AKP-MHP yönetimlerinin işbirliğiyle Meclisten geçirilen bu anayasa değişikliği teklifi, kavramın siyasal ve teknik bütün anlamlarıyla ‘tek kişi diktatörlüğü’nün önünü açıyor. Çünkü bu teklif, yürütme yetkisini tek başına cumhurbaşkanına bırakıyor, onu kararname çıkararak kanun yapma/yasama yetkisiyle donatıyor ve yargı yetkisini kullanan bütün devlet organlarını ona bağımlı kılıyor.
Hemen belirtelim ki, AKP-MHP yönetimlerinin getirmek istediği bu düzenlemeler Cumhuriyet anayasalarına açıkça aykırıdır:
Birincisi, Cumhuriyet döneminin bütün anayasaları gibi, mevcut anayasaya göre de, “Yürütme yetkisi ve görevi, Cumhurbaşkanı ve Bakanlar Kurulu tarafından, Anayasaya ve kanunlara uygun olarak kullanılır ve yerine getirilir.” (Madde 8)
İkincisi, Cumhuriyet döneminin bütün anayasaları gibi, mevcut anayasaya göre de, “Yasama yetkisi Türk Milleti adına Türkiye Büyük Millet Meclisinindir. Bu yetki devredilemez.” (Madde 7)
Üçüncüsü, Cumhuriyet döneminin bütün anayasaları gibi, mevcut anayasaya göre de, “Yargı yetkisi, Türk Milleti adına bağımsız mahkemelerce kullanılır.” (Madde 9)

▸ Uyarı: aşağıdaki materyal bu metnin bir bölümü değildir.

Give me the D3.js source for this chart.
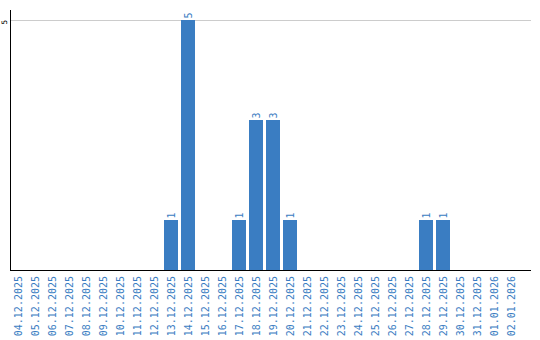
<!DOCTYPE html>
<html><head><meta charset="utf-8">
<script src="https://cdn.jsdelivr.net/npm/d3@7"></script>
<style>body{margin:0;background:#fff}svg{display:block}text{font-family:"DejaVu Sans Mono",monospace;font-size:10px}</style>
</head><body><svg id="c" width="540" height="340"></svg>
<script>
const categories = ["04.12.2025","05.12.2025","06.12.2025","07.12.2025","08.12.2025","09.12.2025","10.12.2025","11.12.2025","12.12.2025","13.12.2025","14.12.2025","15.12.2025","16.12.2025","17.12.2025","18.12.2025","19.12.2025","20.12.2025","21.12.2025","22.12.2025","23.12.2025","24.12.2025","25.12.2025","26.12.2025","27.12.2025","28.12.2025","29.12.2025","30.12.2025","31.12.2025","01.01.2026","02.01.2026"];
const values = [0,0,0,0,0,0,0,0,0,1,5,0,0,1,3,3,1,0,0,0,0,0,0,0,1,1,0,0,0,0];
const yTicks = [5];

const svg = d3.select("#c");
const color = "#3a7dc2";
const x = d3.scaleBand().domain(categories).range([11, 521]).paddingInner(3/17).paddingOuter(1.5/17).align(0);
const y = d3.scaleLinear().domain([0, 5]).range([270, 20]);

// gridlines
svg.append("g").selectAll("line").data(yTicks).join("line")
  .attr("x1", 11).attr("x2", 531).attr("y1", d => y(d) + 0.5).attr("y2", d => y(d) + 0.5)
  .attr("stroke", "#cccccc");

// y labels
svg.append("g").selectAll("text").data(yTicks).join("text")
  .attr("transform", d => `translate(4,${y(d)}) rotate(-90)`)
  .attr("text-anchor", "end").attr("dy", "0.35em").attr("fill", "#000")
  .style("font-size", "7.5px")
  .text(d => d);

// bars
const barData = values.map((v,i)=>({c:categories[i],v})).filter(d=>d.v>0);
svg.append("g").selectAll("rect").data(barData).join("rect")
  .attr("x", d => x(d.c)).attr("width", x.bandwidth())
  .attr("y", d => y(d.v)).attr("height", d => y(0) - y(d.v))
  .attr("fill", color);

// value labels
svg.append("g").selectAll("text").data(barData).join("text")
  .attr("transform", d => `translate(${x(d.c) + x.bandwidth()/2},${y(d.v) - 1.5}) rotate(-90)`)
  .attr("text-anchor", "start").attr("dy", "0.35em").attr("fill", color)
  .text(d => d.v);

// axes lines
svg.append("line").attr("x1", 10.5).attr("x2", 10.5).attr("y1", 10).attr("y2", 271).attr("stroke", "#000");
svg.append("line").attr("x1", 10).attr("x2", 531).attr("y1", 270.5).attr("y2", 270.5).attr("stroke", "#000").attr("stroke-width", 1.2);

// x labels
const xAxis = d3.axisBottom(x).tickSize(0).tickPadding(0);
const gx = svg.append("g").attr("transform", "translate(0,270)").call(xAxis);
gx.select(".domain").remove();
gx.attr("font-family", null).attr("font-size", null);
gx.selectAll("text")
  .attr("fill", color)
  .attr("text-anchor", "end")
  .attr("transform", "translate(0,6) rotate(-90)")
  .attr("x", 0).attr("y", 0).attr("dy", "0.35em");
</script></body></html>
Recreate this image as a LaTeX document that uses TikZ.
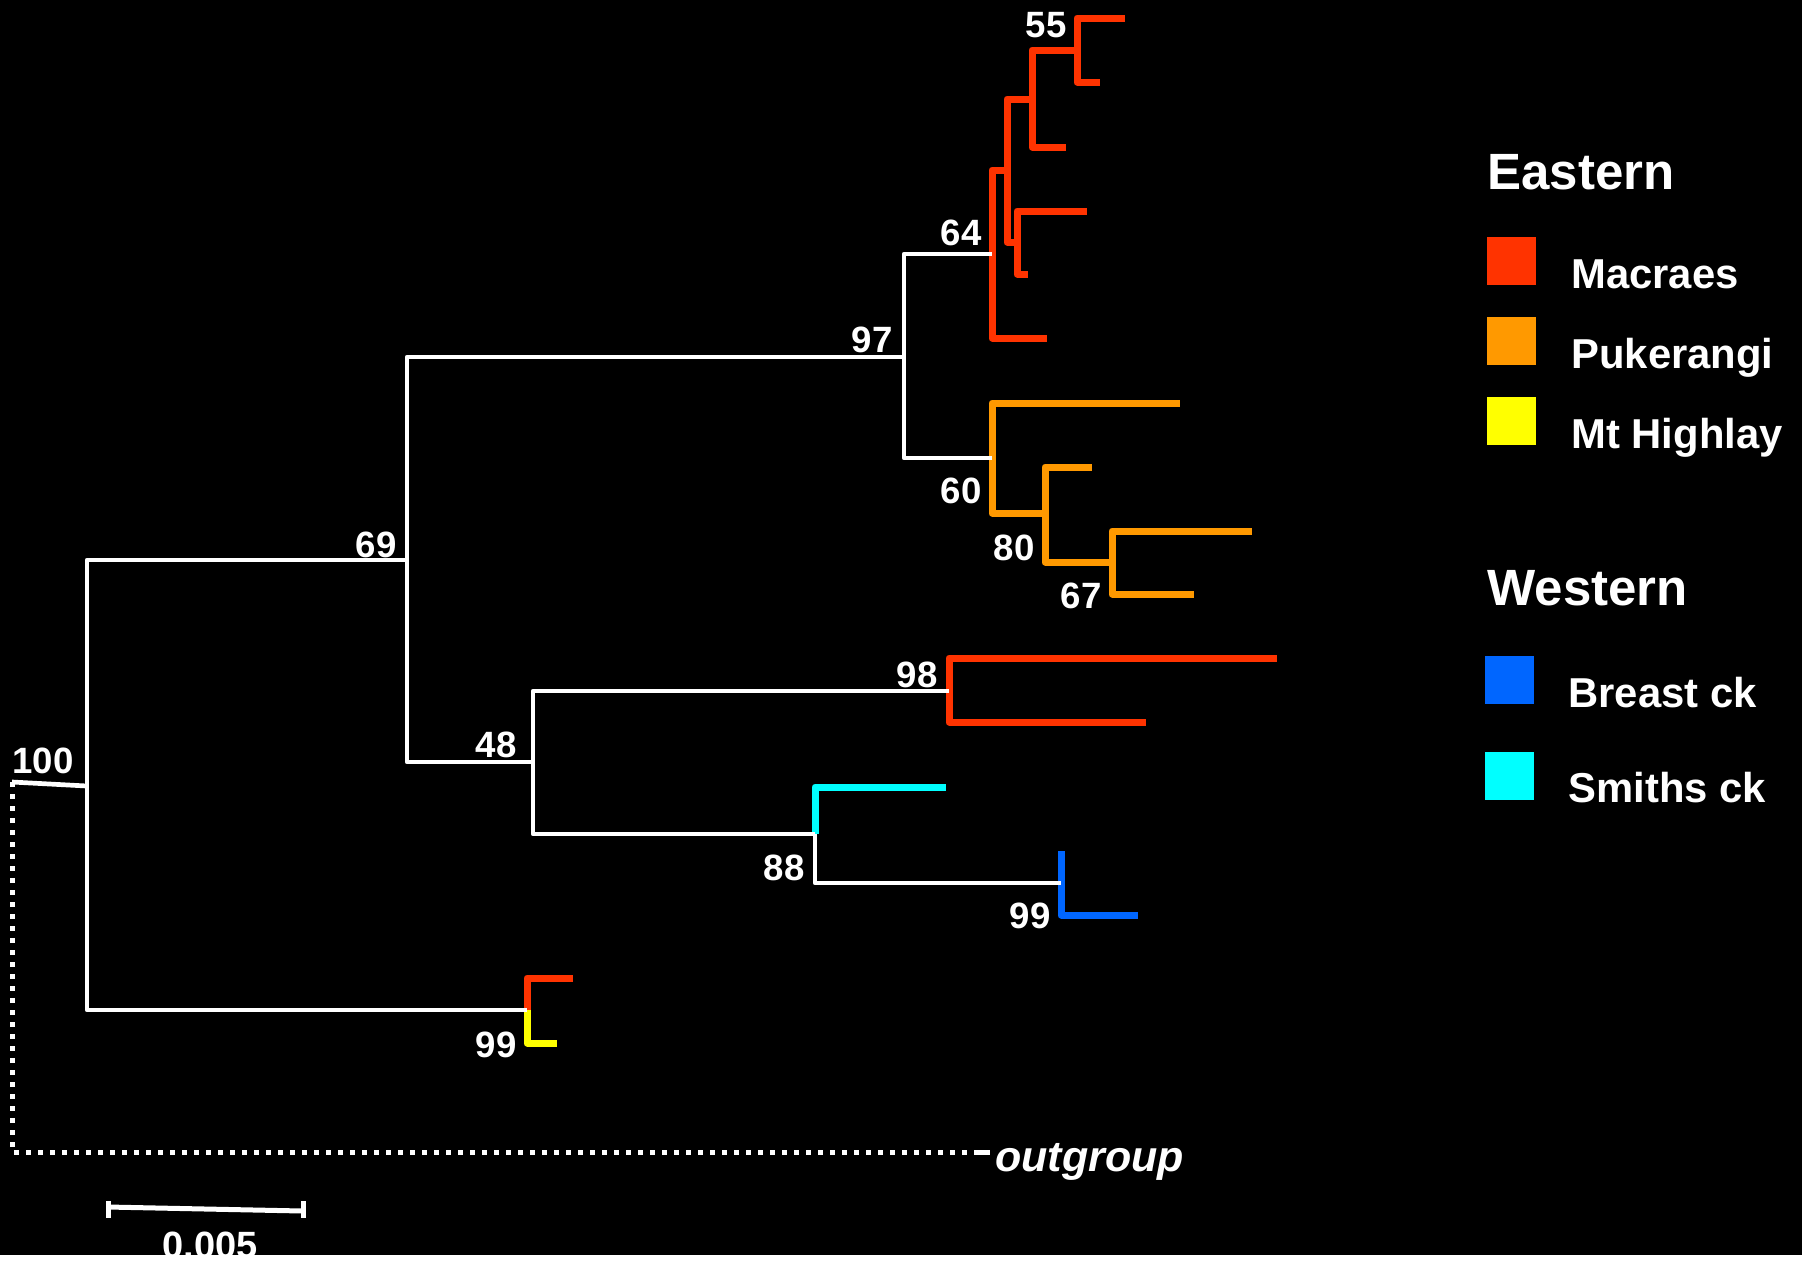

Halkı boydan boya bölen, bu gerici, tek adam hâkimiyetine dayalı teklifi engelleyecek, Birleşik Demokratik Halk Hükümeti kurmak için mücadele edeceğiz.
Son söz olarak
Emperyalizme karşı VATAN
Gericiliğe karşı CUMHURİYET
Sömürüye karşı EMEK diyoruz.
Yaşasın TKP
Yaşasın 1920 TKP, Toplumcu Kurtuluş Partimiz
Yaşasın Birleşik, Demokratik Halk Hükümeti”
Daha sonra, yoldaşların 15'lerle ilgili okuduğu şiirler dinlendi. Karşılıklı uzun bir serbest sohbet gerçekleştirildi.
Anma TKP marşının hep birlikte okunmasıyla sona erdi.